The Airport Secrets Most Travelers Walk Right Past Every Day

The Airport Secrets Most Travelers Walk Right Past Every Day

Famous Faces Never Touch the Main Terminal

Celebrities do fly commercial. They just don’t go where you go. LAX and ATL both offer The Private Suite, a facility with its own dedicated security checkpoint, customs processing, valet parking, and private rooms. Guests move from car door to aircraft door without once entering the public terminal.

Two travelers with luggage greeted by a pilot at the stairs of a private jet on a tarmac.

Membership starts at $1,250 a year. That doesn’t include the $4,850 pre-flight suite fee. In exchange: massages, manicures, and a seamless bypass of everything you associate with airports. For well over six thousand dollars, the airport you flew from is essentially invisible to you.

Your Flight Is Deliberately Scheduled to Lie

Flights on paper take longer than they used to, even though the planes haven’t gotten slower and the airports haven’t moved. Airlines now pad their scheduled windows — building in buffer time so a late departure can still register as an on-time arrival. It’s a quiet statistical trick that inflates punctuality numbers without fixing anything underlying.

Still, about 30 percent of flights arrive more than 15 minutes behind schedule. The padding helps. It doesn’t solve it.

Meanwhile, in Jeddah, the world’s tallest air traffic control tower rises 136 meters above King Abdulaziz International Airport — roughly the height of the Great Pyramid of Giza. It surpassed Kuala Lumpur’s tower in 2017. Saudi Arabia, already home to the world’s largest airport, apparently takes its aviation infrastructure personally.

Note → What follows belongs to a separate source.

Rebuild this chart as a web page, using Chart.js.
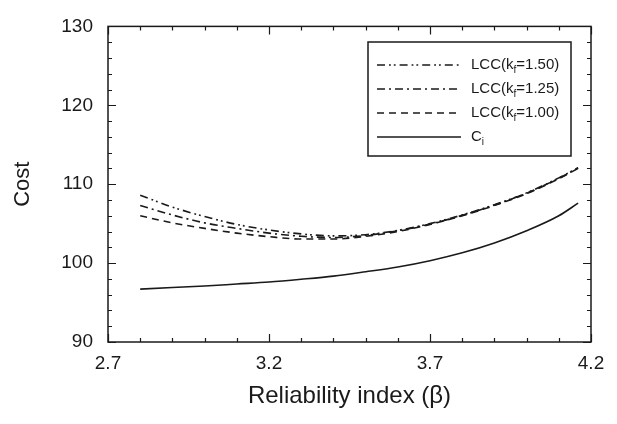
<!DOCTYPE html>
<html>
<head>
<meta charset="utf-8">
<script src="https://cdn.jsdelivr.net/npm/chart.js@4"></script>
<style>
    html, body { margin: 0; padding: 0; background: #fff; }
    #wrap { width: 617px; height: 424px; }
</style>
</head>
<body>
<div id="wrap"><canvas id="costChart" width="617" height="424"></canvas></div>
<script>
// values
const beta = [2.8, 2.9, 3.0, 3.1, 3.2, 3.3, 3.4, 3.5, 3.6, 3.7, 3.8, 3.9, 4.0, 4.1, 4.16];
const lcc150 = [108.6, 107.1, 105.9, 104.9, 104.2, 103.7, 103.45, 103.6, 104.15, 105.0, 106.1, 107.4, 108.9, 110.8, 112.1];
const lcc125 = [107.3, 106.1, 105.1, 104.4, 103.8, 103.4, 103.25, 103.5, 104.1, 104.95, 106.05, 107.35, 108.85, 110.75, 112.05];
const lcc100 = [106.0, 105.1, 104.4, 103.8, 103.35, 103.05, 103.05, 103.4, 104.0, 104.9, 106.0, 107.3, 108.8, 110.7, 112.0];
const costInit = [96.7, 96.9, 97.1, 97.35, 97.6, 97.95, 98.35, 98.9, 99.5, 100.3, 101.3, 102.55, 104.1, 106.0, 107.6];

// legend text: [main, subscript, rest]
const legendLabels = [
    ["LCC(k", "f", "=1.50)"],
    ["LCC(k", "f", "=1.25)"],
    ["LCC(k", "f", "=1.00)"],
    ["C", "i", ""]
];

const xTicks = [2.7, 3.2, 3.7, 4.2];
const yTicks = [90, 100, 110, 120, 130];

const INK = "#1a1a1a";
const FONT = "'Liberation Sans', Arial, sans-serif";

const dashes = {
    dashDotDot: [8, 4, 1.8, 3, 1.8, 4],
    dashDot: [8, 4, 2, 4],
    dashed: [7, 5],
    solid: []
};

function toPoints(ys) {
    return beta.map((b, i) => ({ x: b, y: ys[i] }));
}

function lineSet(label, ys, dash) {
    return {
        label: label,
        data: toPoints(ys),
        borderColor: INK,
        borderWidth: 1.6,
        borderDash: dash,
        pointRadius: 0,
        showLine: true,
        cubicInterpolationMode: "monotone",
        fill: false
    };
}

// box around the plot, inward ticks on all four sides
const frameAndTicks = {
    id: "frameAndTicks",
    afterDraw(chart) {
        const { ctx, chartArea: a, scales } = chart;
        const xs = scales.x, ys = scales.y;
        ctx.save();
        ctx.strokeStyle = INK;
        ctx.lineWidth = 1.5;
        ctx.setLineDash([]);
        ctx.strokeRect(a.left, a.top, a.right - a.left, a.bottom - a.top);

        ctx.lineWidth = 1.2;
        ctx.beginPath();
        for (let k = 0; k <= 15; k++) {
            const v = 2.7 + k * 0.1;
            const px = Math.round(xs.getPixelForValue(v)) + 0.5;
            const len = k % 5 === 0 ? 8 : 4;
            ctx.moveTo(px, a.bottom); ctx.lineTo(px, a.bottom - len);
            ctx.moveTo(px, a.top); ctx.lineTo(px, a.top + len);
        }
        for (let k = 0; k <= 20; k++) {
            const v = 90 + k * 2;
            const py = Math.round(ys.getPixelForValue(v)) + 0.5;
            const len = k % 5 === 0 ? 8 : 4;
            ctx.moveTo(a.left, py); ctx.lineTo(a.left + len, py);
            ctx.moveTo(a.right, py); ctx.lineTo(a.right - len, py);
        }
        ctx.stroke();
        ctx.restore();
    }
};

// legend with line samples and subscripts
const boxLegend = {
    id: "boxLegend",
    afterDraw(chart) {
        const { ctx } = chart;
        const bx = 368, by = 42, bw = 203, bh = 114;
        ctx.save();
        ctx.fillStyle = "#fff";
        ctx.fillRect(bx, by, bw, bh);
        ctx.strokeStyle = INK;
        ctx.lineWidth = 1.5;
        ctx.setLineDash([]);
        ctx.strokeRect(bx, by, bw, bh);

        chart.data.datasets.forEach((ds, i) => {
            const cy = 65 + i * 24;
            ctx.beginPath();
            ctx.lineWidth = 1.6;
            ctx.setLineDash(ds.borderDash);
            ctx.moveTo(377, cy);
            ctx.lineTo(461, cy);
            ctx.stroke();
            ctx.setLineDash([]);

            const [main, sub, rest] = legendLabels[i];
            ctx.fillStyle = INK;
            ctx.textBaseline = "middle";
            ctx.font = "15px " + FONT;
            let tx = 471;
            ctx.fillText(main, tx, cy);
            tx += ctx.measureText(main).width;
            ctx.font = "10px " + FONT;
            ctx.fillText(sub, tx, cy + 5);
            tx += ctx.measureText(sub).width;
            ctx.font = "15px " + FONT;
            ctx.fillText(rest, tx, cy);
        });
        ctx.restore();
    }
};

new Chart(document.getElementById("costChart"), {
    type: "scatter",
    data: {
        datasets: [
            lineSet("LCC(kf=1.50)", lcc150, dashes.dashDotDot),
            lineSet("LCC(kf=1.25)", lcc125, dashes.dashDot),
            lineSet("LCC(kf=1.00)", lcc100, dashes.dashed),
            lineSet("Ci", costInit, dashes.solid)
        ]
    },
    options: {
        responsive: false,
        animation: false,
        layout: { padding: { left: 0, right: 26, top: 18, bottom: 0 } },
        plugins: {
            legend: { display: false },
            tooltip: { enabled: false }
        },
        scales: {
            x: {
                type: "linear",
                min: 2.7,
                max: 4.2,
                afterFit: s => { s.height = 82; },
                afterBuildTicks: s => { s.ticks = xTicks.map(v => ({ value: v })); },
                ticks: {
                    color: INK,
                    padding: 10,
                    font: { family: FONT, size: 19 },
                    callback: v => v.toFixed(1)
                },
                grid: { display: false, drawTicks: false },
                border: { display: false },
                title: {
                    display: true,
                    text: "Reliability index (β)",
                    color: INK,
                    font: { family: FONT, size: 24 },
                    padding: { top: 10, bottom: 13 }
                }
            },
            y: {
                min: 90,
                max: 130,
                afterFit: s => { s.width = 108; },
                afterBuildTicks: s => { s.ticks = yTicks.map(v => ({ value: v })); },
                ticks: {
                    color: INK,
                    padding: 15,
                    font: { family: FONT, size: 19 }
                },
                grid: { display: false, drawTicks: false },
                border: { display: false },
                title: {
                    display: true,
                    text: "Cost",
                    color: INK,
                    font: { family: FONT, size: 22 },
                    padding: { top: 10, bottom: 10 }
                }
            }
        }
    },
    plugins: [frameAndTicks, boxLegend]
});
</script>
</body>
</html>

The X in LAX Is Just a Placeholder

Airport codes made more sense when airports ran on two-letter identifiers borrowed from the National Weather Service. Air travel grew faster than the alphabet could handle, and the International Air Transport Association switched to three-letter codes in the 1930s. Some airports just appended an X to hit the new requirement. LAX. PDX. PHX. The letter doesn’t stand for anything. It’s filler.

The most committed beneficiary of this system is Sioux City Gateway Airport, coded SUX. In 1988 and again in 2002, local officials petitioned the FAA to change it. The FAA offered five alternatives: GWU, GYO, GYT, SGV, and GAY. Sioux City kept SUX and launched a merchandise line. Mugs, beanies, all of it proudly stamped.

The world’s oldest continuously operating airport is College Park in Maryland, opened in 1909 when Wilbur Wright used it to train military pilots. The oldest with actual commercial service is Hamburg Airport, established in 1911 — built originally not for planes, but Zeppelins. Its first structure was an airship hangar.